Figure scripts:
○ ○ ○

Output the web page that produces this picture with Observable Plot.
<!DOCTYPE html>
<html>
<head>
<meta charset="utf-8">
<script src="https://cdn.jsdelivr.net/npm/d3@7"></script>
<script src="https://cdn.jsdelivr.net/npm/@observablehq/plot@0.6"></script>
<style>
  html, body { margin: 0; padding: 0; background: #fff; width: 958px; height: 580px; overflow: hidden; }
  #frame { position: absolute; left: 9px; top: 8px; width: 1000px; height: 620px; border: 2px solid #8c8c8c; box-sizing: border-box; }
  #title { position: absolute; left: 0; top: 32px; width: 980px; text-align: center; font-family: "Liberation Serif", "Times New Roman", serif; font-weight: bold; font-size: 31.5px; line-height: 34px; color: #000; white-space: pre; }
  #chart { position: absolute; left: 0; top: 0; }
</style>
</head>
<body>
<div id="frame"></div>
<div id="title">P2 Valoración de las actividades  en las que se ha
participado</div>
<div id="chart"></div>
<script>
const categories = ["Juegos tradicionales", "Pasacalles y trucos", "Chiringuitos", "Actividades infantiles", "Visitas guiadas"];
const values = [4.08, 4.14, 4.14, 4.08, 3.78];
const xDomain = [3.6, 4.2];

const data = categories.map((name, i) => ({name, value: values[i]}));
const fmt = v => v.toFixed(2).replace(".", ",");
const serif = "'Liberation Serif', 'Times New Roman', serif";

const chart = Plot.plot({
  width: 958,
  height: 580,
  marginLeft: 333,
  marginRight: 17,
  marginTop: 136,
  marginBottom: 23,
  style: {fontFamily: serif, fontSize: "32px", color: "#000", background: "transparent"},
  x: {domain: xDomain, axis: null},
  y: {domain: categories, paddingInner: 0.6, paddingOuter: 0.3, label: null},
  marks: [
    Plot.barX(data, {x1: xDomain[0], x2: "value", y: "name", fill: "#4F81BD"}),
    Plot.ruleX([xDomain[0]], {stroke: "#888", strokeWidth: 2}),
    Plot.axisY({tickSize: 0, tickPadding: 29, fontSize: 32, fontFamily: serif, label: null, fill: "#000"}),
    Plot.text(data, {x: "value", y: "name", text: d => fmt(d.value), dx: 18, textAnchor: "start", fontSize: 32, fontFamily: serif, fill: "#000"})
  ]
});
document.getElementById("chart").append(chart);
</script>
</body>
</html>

○ ○ ○

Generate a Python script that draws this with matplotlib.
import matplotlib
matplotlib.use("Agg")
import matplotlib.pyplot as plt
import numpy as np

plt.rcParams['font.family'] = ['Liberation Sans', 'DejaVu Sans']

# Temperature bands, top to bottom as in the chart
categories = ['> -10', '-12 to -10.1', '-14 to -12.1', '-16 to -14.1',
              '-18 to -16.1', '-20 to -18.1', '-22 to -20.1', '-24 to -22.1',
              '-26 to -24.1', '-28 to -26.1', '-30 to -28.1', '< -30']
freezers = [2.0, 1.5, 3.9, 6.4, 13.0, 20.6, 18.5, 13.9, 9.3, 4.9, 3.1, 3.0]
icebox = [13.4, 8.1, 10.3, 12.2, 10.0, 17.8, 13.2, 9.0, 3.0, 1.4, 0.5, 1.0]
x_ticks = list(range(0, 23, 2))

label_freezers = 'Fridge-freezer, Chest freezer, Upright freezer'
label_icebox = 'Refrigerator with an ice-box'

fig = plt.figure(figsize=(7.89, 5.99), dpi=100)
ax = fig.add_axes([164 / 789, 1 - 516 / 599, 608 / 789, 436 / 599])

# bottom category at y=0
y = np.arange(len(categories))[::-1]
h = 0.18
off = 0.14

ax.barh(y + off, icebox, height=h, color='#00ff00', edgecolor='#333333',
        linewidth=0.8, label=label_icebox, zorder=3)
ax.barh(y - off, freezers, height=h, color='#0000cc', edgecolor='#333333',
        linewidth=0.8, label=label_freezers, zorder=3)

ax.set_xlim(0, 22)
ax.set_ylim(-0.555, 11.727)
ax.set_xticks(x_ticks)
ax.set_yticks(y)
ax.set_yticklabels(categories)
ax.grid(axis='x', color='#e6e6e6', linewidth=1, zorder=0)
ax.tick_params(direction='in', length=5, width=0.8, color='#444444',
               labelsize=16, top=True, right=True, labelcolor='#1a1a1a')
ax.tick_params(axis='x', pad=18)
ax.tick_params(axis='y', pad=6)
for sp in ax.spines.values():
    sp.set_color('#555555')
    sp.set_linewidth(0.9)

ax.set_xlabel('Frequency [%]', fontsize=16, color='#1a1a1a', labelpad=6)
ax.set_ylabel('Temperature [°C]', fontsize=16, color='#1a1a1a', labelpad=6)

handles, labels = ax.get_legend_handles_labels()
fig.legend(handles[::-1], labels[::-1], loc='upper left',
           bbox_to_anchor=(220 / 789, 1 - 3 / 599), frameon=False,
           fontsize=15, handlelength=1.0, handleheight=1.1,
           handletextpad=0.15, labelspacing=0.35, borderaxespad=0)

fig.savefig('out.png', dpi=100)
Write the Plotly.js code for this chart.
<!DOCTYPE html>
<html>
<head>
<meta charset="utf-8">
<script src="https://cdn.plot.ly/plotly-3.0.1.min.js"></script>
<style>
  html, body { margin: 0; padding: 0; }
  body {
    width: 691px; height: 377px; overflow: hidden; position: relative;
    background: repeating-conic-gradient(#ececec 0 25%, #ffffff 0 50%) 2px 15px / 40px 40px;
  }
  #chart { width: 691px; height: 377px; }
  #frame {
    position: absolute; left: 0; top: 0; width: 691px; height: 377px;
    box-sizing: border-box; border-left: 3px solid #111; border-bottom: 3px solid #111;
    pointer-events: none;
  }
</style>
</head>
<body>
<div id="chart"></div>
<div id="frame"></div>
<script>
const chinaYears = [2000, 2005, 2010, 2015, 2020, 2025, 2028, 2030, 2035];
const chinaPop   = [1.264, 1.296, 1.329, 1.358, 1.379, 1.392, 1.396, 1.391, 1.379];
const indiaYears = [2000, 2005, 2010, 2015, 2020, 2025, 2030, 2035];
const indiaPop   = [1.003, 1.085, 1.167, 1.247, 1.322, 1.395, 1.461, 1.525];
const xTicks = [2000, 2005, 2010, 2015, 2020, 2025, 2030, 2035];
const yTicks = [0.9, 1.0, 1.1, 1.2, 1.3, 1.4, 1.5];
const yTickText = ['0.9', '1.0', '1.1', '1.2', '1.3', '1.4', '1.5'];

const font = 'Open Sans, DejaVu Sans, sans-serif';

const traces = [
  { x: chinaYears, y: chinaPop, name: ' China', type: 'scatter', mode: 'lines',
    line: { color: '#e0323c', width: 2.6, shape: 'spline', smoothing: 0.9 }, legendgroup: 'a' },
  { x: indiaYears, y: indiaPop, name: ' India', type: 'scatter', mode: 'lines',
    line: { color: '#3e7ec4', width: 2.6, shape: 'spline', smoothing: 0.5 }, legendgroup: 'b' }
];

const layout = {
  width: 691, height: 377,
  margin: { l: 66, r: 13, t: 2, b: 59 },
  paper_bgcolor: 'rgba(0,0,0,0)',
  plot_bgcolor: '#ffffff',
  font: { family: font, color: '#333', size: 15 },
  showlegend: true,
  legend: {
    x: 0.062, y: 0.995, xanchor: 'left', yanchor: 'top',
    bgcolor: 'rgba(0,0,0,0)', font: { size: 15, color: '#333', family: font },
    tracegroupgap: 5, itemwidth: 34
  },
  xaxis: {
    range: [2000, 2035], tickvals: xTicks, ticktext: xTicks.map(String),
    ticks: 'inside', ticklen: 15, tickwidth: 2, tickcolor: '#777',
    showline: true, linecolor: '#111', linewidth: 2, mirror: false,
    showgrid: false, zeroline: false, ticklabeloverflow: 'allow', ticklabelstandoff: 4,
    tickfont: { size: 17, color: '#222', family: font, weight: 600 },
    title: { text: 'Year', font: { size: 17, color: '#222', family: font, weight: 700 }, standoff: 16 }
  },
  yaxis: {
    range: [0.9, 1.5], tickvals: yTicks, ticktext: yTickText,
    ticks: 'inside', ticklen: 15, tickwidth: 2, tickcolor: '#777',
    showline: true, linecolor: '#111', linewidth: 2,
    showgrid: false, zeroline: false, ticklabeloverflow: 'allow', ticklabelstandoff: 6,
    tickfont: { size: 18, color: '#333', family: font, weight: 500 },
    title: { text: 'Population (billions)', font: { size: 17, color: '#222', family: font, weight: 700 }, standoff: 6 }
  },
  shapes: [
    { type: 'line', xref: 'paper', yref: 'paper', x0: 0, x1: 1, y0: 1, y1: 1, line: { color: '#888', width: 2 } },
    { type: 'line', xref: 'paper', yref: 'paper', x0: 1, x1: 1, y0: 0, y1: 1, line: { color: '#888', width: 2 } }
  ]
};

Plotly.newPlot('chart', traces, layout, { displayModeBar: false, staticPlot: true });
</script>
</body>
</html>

○ ○ ○

*To do*.
Filter lines by "that" and return each hit.

*Written response*.
Output the web page that produces this picture with Observable Plot.
Generate a Python script that draws this with matplotlib.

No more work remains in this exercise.